---- Given information

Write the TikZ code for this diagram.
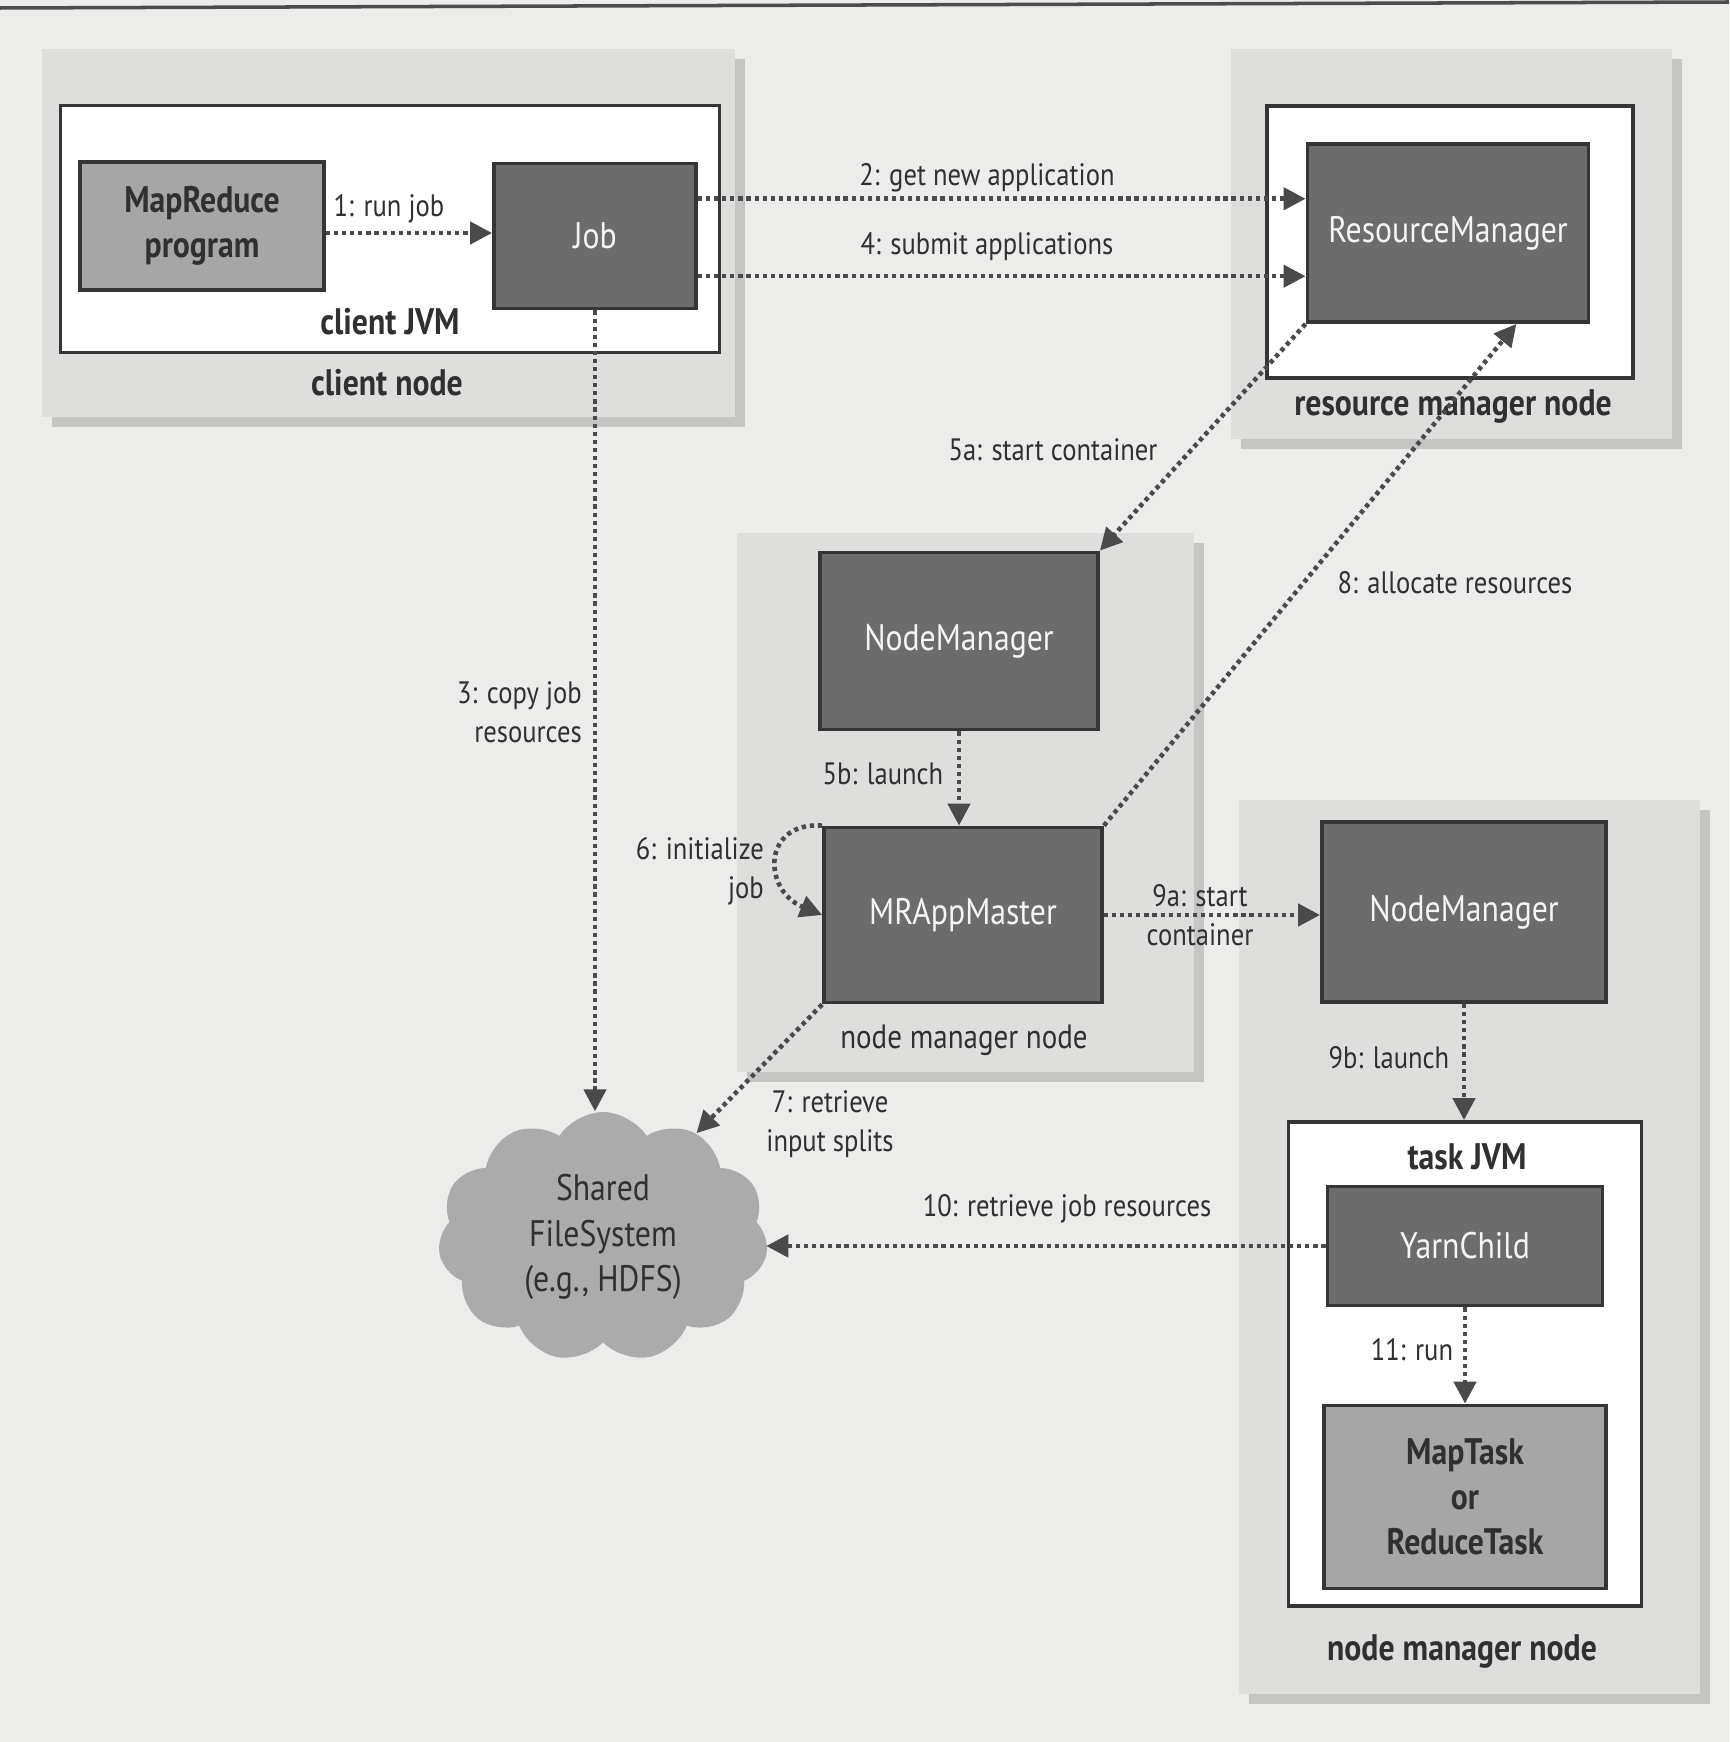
\documentclass[tikz,border=0pt]{standalone}
\usepackage{fontspec}
\setmainfont{PT Sans}[FakeStretch=0.86]
\usetikzlibrary{arrows.meta,shadows,shapes.symbols,calc}
\definecolor{pagebg}{HTML}{ECECEA}
\definecolor{nodefill}{HTML}{DEDEDD}
\definecolor{shadowc}{HTML}{BCBCBA}
\definecolor{boxline}{HTML}{353535}
\definecolor{darkfill}{HTML}{6C6C6C}
\definecolor{lightfill}{HTML}{A6A6A6}
\definecolor{cloudc}{HTML}{ABABAB}
\definecolor{textc}{HTML}{303030}
\definecolor{linec}{HTML}{4A4A4A}
\tikzset{
  nodebg/.style={fill=nodefill, draw=none, inner sep=0pt,
    drop shadow={shadow xshift=1.0mm, shadow yshift=-1.0mm, fill=shadowc, opacity=.8}},
  jvm/.style={fill=white, draw=boxline, line width=1.1pt, inner sep=0pt},
  darkbox/.style={fill=darkfill, draw=boxline, line width=1.1pt, inner sep=0pt,
    text=white!92!gray, font=\fontsize{10.5}{12}\selectfont},
  lightbox/.style={fill=lightfill, draw=boxline, line width=1.1pt, inner sep=0pt,
    text=textc, align=center, font=\bfseries\fontsize{10.5}{12.8}\selectfont},
  lbl/.style={text=textc, inner sep=1pt, font=\fontsize{8.8}{11}\selectfont},
  tit/.style={text=textc, inner sep=1pt, font=\bfseries\fontsize{10.5}{12}\selectfont},
  arr/.style={draw=linec, line width=1.3pt, dash pattern=on 1.2pt off 1.1pt,
    -{Triangle[length=2.2mm,width=2.2mm]}}
}
\begin{document}
\begin{tikzpicture}[x=0.1mm,y=-0.1mm]
\useasboundingbox (0,0) rectangle (1729,1742);
\fill[pagebg] (0,0) rectangle (1729,1742);
\draw[line width=1pt, gray!60!black] (0,8) -- (1729,2);

% machine (node) backgrounds
\node[nodebg, minimum width=69.3mm, minimum height=36.7mm] (cnode) at (388,233) {};
\node[nodebg, minimum width=44.1mm, minimum height=38.9mm] (rmnode) at (1451,244) {};
\node[nodebg, minimum width=45.7mm, minimum height=53.9mm] (nmnodeA) at (965,802) {};
\node[nodebg, minimum width=46.1mm, minimum height=89.4mm] (nmnodeB) at (1469,1247) {};

% JVM boxes
\node[jvm, minimum width=65.9mm, minimum height=24.7mm] (cjvm) at (390,229) {};
\node[jvm, minimum width=36.6mm, minimum height=27.2mm] (rmwhite) at (1450,242) {};
\node[jvm, minimum width=35.3mm, minimum height=48.4mm] (tjvm) at (1465,1364) {};

% process boxes
\node[lightbox, minimum width=24.4mm, minimum height=12.8mm] (mrp) at (202,226) {MapReduce\\program};
\node[darkbox, minimum width=20.2mm, minimum height=14.5mm] (job) at (595,236) {Job};
\node[darkbox, minimum width=28.1mm, minimum height=17.8mm] (rm) at (1448,233) {ResourceManager};
\node[darkbox, minimum width=27.8mm, minimum height=17.7mm] (nmA) at (959,641) {NodeManager};
\node[darkbox, minimum width=27.8mm, minimum height=17.5mm] (mram) at (963,915) {MRAppMaster};
\node[darkbox, minimum width=28.4mm, minimum height=18.0mm] (nmB) at (1464,912) {NodeManager};
\node[darkbox, minimum width=27.5mm, minimum height=11.9mm] (yc) at (1465,1246) {YarnChild};
\node[lightbox, minimum width=28.2mm, minimum height=18.3mm] (mt) at (1465,1497) {MapTask\\or\\ReduceTask};

% shared file system
\node[cloud, cloud puffs=11, cloud puff arc=115, aspect=1.3, fill=cloudc, draw=none,
  minimum width=33mm, minimum height=25mm, inner sep=0pt, align=center, text=textc,
  font=\fontsize{10.5}{13}\selectfont] (fs) at (603,1237) {Shared\\FileSystem\\(e.g., HDFS)};

% titles
\node[tit] (tcjvm) at (390,322) {client JVM};
\node[tit] (tcnode) at (387,383) {client node};
\node[tit] (trm) at (1453,406) {resource manager node};
\node[lbl, font=\fontsize{9.6}{12}\selectfont] (tnmA) at (964,1040) {node manager node};
\node[tit] (ttjvm) at (1467,1157) {task JVM};
\node[tit] (tnmB) at (1462,1651) {node manager node};

% connector helper coordinates
\coordinate (j2) at ($(job.north east)!0.25!(job.south east)$);
\coordinate (j4) at ($(job.north east)!0.77!(job.south east)$);
\coordinate (rm8) at ($(rm.south west)!0.74!(rm.south east)$);

% connectors
\draw[arr] (mrp.east |- 0,233) -- (job.west |- 0,233);
\draw[arr] (j2) -- (j2 -| rm.west);
\draw[arr] (j4) -- (j4 -| rm.west);
\draw[arr] (job.south) -- (job.south |- fs.north);
\draw[arr] (rm.south west) -- (nmA.north east);
\draw[arr] (nmA.south) -- (nmA.south |- mram.north);
\draw[arr] (mram.north west) .. controls +(-60,-4) and +(-60,-25) .. (mram.west);
\draw[arr] (mram.north east) -- (rm8);
\draw[arr] (mram.south west) -- (fs.48);
\draw[arr] (mram.east) -- (mram.east -| nmB.west);
\draw[arr] (nmB.south) -- (nmB.south |- tjvm.north);
\draw[arr] (yc.west) -- (yc.west -| fs.east);
\draw[arr] (yc.south) -- (yc.south |- mt.north);

% connector labels
\node[lbl] (l1) at (389,209) {1: run job};
\node[lbl] (l2) at (987,178) {2: get new application};
\node[lbl] (l4) at (987,247) {4: submit applications};
\node[lbl, align=right, anchor=east] (l3) at (586,712) {3: copy job\\resources};
\node[lbl] (l5a) at (1053,450) {5a: start container};
\node[lbl] (l8) at (1455,583) {8: allocate resources};
\node[lbl] (l5b) at (883,774) {5b: launch};
\node[lbl, align=right, anchor=east] (l6) at (768,871) {6: initialize\\job};
\node[lbl, align=center] (l9a) at (1200,915) {9a: start\\container};
\node[lbl] (l9b) at (1389,1058) {9b: launch};
\node[lbl, align=center] (l7) at (830,1124) {7: retrieve\\input splits};
\node[lbl] (l10) at (1067,1209) {10: retrieve job resources};
\node[lbl] (l11) at (1412,1350) {11: run};
\end{tikzpicture}
\end{document}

--------

**Written instruction**. Leave out the pictures and repeat the lines from the start of the material through the line with "(0,8) -- (1729,2);", inclusive.

**The answer**.
Write the TikZ code for this diagram.
\documentclass[tikz,border=0pt]{standalone}
\usepackage{fontspec}
\setmainfont{PT Sans}[FakeStretch=0.86]
\usetikzlibrary{arrows.meta,shadows,shapes.symbols,calc}
\definecolor{pagebg}{HTML}{ECECEA}
\definecolor{nodefill}{HTML}{DEDEDD}
\definecolor{shadowc}{HTML}{BCBCBA}
\definecolor{boxline}{HTML}{353535}
\definecolor{darkfill}{HTML}{6C6C6C}
\definecolor{lightfill}{HTML}{A6A6A6}
\definecolor{cloudc}{HTML}{ABABAB}
\definecolor{textc}{HTML}{303030}
\definecolor{linec}{HTML}{4A4A4A}
\tikzset{
  nodebg/.style={fill=nodefill, draw=none, inner sep=0pt,
    drop shadow={shadow xshift=1.0mm, shadow yshift=-1.0mm, fill=shadowc, opacity=.8}},
  jvm/.style={fill=white, draw=boxline, line width=1.1pt, inner sep=0pt},
  darkbox/.style={fill=darkfill, draw=boxline, line width=1.1pt, inner sep=0pt,
    text=white!92!gray, font=\fontsize{10.5}{12}\selectfont},
  lightbox/.style={fill=lightfill, draw=boxline, line width=1.1pt, inner sep=0pt,
    text=textc, align=center, font=\bfseries\fontsize{10.5}{12.8}\selectfont},
  lbl/.style={text=textc, inner sep=1pt, font=\fontsize{8.8}{11}\selectfont},
  tit/.style={text=textc, inner sep=1pt, font=\bfseries\fontsize{10.5}{12}\selectfont},
  arr/.style={draw=linec, line width=1.3pt, dash pattern=on 1.2pt off 1.1pt,
    -{Triangle[length=2.2mm,width=2.2mm]}}
}
\begin{document}
\begin{tikzpicture}[x=0.1mm,y=-0.1mm]
\useasboundingbox (0,0) rectangle (1729,1742);
\fill[pagebg] (0,0) rectangle (1729,1742);
\draw[line width=1pt, gray!60!black] (0,8) -- (1729,2);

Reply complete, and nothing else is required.